Two recent cases which apply the rule of impartiality between or with respect to religion in child custody matters are Munoz v. Munoz, 79 Wash.2d 810, 489 P.2d 1133 (banc *3361971), and Robertson v. Robertson, 19 Wash.App. 425, 575 P.2d 1092 (1978). It is seen that these cases allowed evidence to be received respecting religious beliefs in order to resolve the issue as to what would serve the best interests of the children; that is, whether attendance at different churches (one with the mother and another with the father) and conflicting religious tenets would cause harm to the children. In both cases the courts held the children’s general welfare would not be harmed. Again, however, the court received the evidence in order to decide the issues. I believe it is not sound to expect the right result under the constitution and laws to be reached by forbidding a trial court to hear evidence on matters that are obviously of importance to the litigants and to the welfare of the children. To mandate such a procedure encourages those who wish to conceal relevant and material matters to do so under the guise of “religious beliefs”. Nor is it conducive to correct decisions to mandate a barrier against evidence for fear the trial court will act in violation of the constitution if he hears the evidence.

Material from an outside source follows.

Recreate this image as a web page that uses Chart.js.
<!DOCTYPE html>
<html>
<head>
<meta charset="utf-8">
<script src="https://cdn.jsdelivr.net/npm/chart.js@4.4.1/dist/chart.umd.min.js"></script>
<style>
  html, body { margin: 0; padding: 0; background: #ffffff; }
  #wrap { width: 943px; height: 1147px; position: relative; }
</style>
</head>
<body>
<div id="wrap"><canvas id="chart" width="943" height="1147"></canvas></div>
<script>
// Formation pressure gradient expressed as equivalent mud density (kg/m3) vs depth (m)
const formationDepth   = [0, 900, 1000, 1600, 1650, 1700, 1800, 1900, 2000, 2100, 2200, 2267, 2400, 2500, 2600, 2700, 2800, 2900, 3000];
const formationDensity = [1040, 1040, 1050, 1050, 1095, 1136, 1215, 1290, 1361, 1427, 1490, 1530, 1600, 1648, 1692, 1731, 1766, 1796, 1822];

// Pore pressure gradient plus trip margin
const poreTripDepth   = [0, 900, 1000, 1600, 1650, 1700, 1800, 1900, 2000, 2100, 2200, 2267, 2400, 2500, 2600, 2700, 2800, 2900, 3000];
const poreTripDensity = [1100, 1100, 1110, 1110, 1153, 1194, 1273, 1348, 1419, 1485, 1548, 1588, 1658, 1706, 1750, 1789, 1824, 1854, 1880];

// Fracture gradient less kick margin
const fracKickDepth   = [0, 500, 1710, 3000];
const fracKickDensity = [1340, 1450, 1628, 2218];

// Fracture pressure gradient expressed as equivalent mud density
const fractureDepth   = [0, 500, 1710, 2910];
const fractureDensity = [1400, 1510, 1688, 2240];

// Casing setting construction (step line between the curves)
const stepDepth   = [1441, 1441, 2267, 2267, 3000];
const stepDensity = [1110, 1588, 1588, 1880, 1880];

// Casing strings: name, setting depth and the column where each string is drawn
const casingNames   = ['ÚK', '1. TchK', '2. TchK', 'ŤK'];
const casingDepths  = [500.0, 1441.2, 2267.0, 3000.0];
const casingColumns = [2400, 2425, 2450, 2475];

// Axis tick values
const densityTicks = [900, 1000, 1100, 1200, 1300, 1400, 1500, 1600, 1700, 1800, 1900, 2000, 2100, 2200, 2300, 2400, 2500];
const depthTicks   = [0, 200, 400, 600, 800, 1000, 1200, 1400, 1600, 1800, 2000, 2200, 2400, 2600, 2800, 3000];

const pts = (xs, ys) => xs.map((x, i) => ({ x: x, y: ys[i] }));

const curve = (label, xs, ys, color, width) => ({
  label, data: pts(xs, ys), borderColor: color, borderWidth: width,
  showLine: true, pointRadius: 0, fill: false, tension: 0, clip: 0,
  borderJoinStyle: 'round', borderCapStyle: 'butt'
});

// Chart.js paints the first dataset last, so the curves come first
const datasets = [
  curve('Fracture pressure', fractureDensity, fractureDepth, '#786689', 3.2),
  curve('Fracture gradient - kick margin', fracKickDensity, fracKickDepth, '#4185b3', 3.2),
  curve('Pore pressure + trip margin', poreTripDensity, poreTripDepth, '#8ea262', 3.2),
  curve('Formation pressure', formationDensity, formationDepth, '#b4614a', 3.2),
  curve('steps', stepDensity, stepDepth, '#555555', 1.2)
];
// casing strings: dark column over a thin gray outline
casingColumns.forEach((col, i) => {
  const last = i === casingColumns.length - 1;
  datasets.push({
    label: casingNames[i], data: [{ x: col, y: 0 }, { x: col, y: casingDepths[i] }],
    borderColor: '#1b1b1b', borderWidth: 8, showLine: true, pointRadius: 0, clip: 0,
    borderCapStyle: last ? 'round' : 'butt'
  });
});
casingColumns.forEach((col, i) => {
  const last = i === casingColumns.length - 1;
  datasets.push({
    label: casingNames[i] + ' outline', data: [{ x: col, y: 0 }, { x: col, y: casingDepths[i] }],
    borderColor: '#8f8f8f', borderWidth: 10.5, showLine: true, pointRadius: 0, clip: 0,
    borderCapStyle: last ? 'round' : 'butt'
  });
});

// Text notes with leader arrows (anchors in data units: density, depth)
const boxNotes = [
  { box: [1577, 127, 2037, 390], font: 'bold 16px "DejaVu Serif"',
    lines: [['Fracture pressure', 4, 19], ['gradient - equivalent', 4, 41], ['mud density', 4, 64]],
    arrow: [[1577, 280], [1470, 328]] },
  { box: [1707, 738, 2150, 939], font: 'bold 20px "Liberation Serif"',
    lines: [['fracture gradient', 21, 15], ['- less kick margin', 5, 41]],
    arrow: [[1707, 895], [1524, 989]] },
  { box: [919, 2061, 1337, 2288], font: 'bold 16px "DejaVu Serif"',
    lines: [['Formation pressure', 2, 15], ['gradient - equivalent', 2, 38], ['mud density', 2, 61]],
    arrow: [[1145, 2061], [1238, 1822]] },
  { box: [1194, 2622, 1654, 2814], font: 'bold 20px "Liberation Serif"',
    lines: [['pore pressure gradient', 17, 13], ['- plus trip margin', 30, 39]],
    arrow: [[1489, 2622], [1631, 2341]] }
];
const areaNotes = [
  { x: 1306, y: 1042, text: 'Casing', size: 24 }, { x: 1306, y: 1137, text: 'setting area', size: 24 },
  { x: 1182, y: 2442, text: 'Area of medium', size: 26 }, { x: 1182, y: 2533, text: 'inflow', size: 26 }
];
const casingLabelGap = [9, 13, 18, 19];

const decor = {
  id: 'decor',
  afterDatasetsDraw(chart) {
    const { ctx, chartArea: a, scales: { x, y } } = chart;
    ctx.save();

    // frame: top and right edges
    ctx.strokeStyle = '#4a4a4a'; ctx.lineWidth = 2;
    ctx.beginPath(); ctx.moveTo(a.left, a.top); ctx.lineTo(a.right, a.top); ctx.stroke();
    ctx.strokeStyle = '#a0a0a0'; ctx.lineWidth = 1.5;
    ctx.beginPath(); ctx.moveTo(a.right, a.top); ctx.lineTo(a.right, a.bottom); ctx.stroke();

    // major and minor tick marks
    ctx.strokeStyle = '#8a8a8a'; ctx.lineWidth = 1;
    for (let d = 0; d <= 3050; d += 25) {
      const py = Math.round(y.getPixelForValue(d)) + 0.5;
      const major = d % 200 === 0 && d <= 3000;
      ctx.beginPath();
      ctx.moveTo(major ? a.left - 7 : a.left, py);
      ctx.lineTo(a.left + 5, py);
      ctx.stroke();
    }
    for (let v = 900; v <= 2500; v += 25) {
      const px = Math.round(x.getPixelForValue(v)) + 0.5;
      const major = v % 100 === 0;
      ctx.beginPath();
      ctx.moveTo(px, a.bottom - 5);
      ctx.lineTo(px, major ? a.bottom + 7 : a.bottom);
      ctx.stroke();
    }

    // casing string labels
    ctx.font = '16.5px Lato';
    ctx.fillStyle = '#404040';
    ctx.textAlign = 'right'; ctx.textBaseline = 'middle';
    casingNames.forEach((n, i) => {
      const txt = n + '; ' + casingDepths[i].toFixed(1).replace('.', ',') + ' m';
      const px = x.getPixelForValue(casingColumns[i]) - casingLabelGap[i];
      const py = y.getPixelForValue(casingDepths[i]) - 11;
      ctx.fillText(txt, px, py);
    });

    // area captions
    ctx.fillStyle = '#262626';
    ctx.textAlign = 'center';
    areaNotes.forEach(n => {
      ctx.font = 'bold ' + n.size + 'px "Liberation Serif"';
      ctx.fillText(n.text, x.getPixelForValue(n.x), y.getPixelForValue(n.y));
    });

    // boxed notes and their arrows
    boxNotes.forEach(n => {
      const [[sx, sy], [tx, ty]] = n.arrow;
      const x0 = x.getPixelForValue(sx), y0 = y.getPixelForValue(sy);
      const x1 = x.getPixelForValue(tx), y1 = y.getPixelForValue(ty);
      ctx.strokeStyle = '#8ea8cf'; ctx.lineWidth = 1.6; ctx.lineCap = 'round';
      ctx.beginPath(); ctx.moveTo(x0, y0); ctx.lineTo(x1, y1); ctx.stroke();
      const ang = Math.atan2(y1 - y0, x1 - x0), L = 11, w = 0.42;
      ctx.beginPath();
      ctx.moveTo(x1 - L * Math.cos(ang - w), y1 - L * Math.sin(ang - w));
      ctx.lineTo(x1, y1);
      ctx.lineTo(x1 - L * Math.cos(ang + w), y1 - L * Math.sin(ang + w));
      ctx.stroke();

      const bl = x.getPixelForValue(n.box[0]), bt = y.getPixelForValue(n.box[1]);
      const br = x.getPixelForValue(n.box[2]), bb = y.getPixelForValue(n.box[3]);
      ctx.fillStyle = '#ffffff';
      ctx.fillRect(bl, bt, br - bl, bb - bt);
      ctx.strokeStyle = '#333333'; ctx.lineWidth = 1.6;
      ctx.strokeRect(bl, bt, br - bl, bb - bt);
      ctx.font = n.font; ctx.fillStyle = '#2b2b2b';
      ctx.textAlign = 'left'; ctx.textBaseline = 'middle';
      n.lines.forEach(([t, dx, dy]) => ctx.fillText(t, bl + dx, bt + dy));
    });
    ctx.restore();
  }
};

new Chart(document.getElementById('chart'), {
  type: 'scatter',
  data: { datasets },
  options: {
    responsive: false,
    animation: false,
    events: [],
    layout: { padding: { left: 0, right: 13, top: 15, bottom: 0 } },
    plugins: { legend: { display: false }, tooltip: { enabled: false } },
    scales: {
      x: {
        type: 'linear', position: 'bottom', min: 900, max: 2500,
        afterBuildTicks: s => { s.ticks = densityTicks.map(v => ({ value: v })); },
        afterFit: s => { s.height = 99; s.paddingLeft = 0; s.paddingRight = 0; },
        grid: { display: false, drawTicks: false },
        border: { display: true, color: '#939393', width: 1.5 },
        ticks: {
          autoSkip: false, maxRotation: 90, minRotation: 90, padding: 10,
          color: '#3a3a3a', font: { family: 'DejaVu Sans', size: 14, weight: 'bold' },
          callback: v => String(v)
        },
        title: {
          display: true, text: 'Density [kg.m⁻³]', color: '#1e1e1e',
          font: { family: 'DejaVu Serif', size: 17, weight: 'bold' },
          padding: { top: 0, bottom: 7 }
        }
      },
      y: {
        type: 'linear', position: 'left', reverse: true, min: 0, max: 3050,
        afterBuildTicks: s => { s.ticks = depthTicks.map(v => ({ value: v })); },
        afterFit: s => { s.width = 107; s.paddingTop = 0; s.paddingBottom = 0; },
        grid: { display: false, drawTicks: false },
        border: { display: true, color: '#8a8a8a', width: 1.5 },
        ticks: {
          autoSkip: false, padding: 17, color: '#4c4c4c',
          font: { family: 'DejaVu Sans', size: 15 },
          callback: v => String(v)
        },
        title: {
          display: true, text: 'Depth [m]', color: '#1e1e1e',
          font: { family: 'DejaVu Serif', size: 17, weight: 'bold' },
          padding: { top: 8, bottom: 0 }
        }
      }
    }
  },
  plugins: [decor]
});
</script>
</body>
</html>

The trial court must, and in my opinion constitutionally can receive evidence upon all those matters touching upon the rearing of children, including religious beliefs or practices, in order for the trial court to perform its function of acting in the best interests of the child.
This court has now said, and the trial courts now know they cannot favor or disfavor one religion over another, as-such, nor can a judge’s personal evaluation of the propriety of certain religious beliefs form the basis for awarding custody of children. That, in my opinion, is sufficient to decide this case. I would not arbitrarily cut off inquiry into what may be an important area in a future child custody case and thereby require the judge to act in ignorance of relevant facts.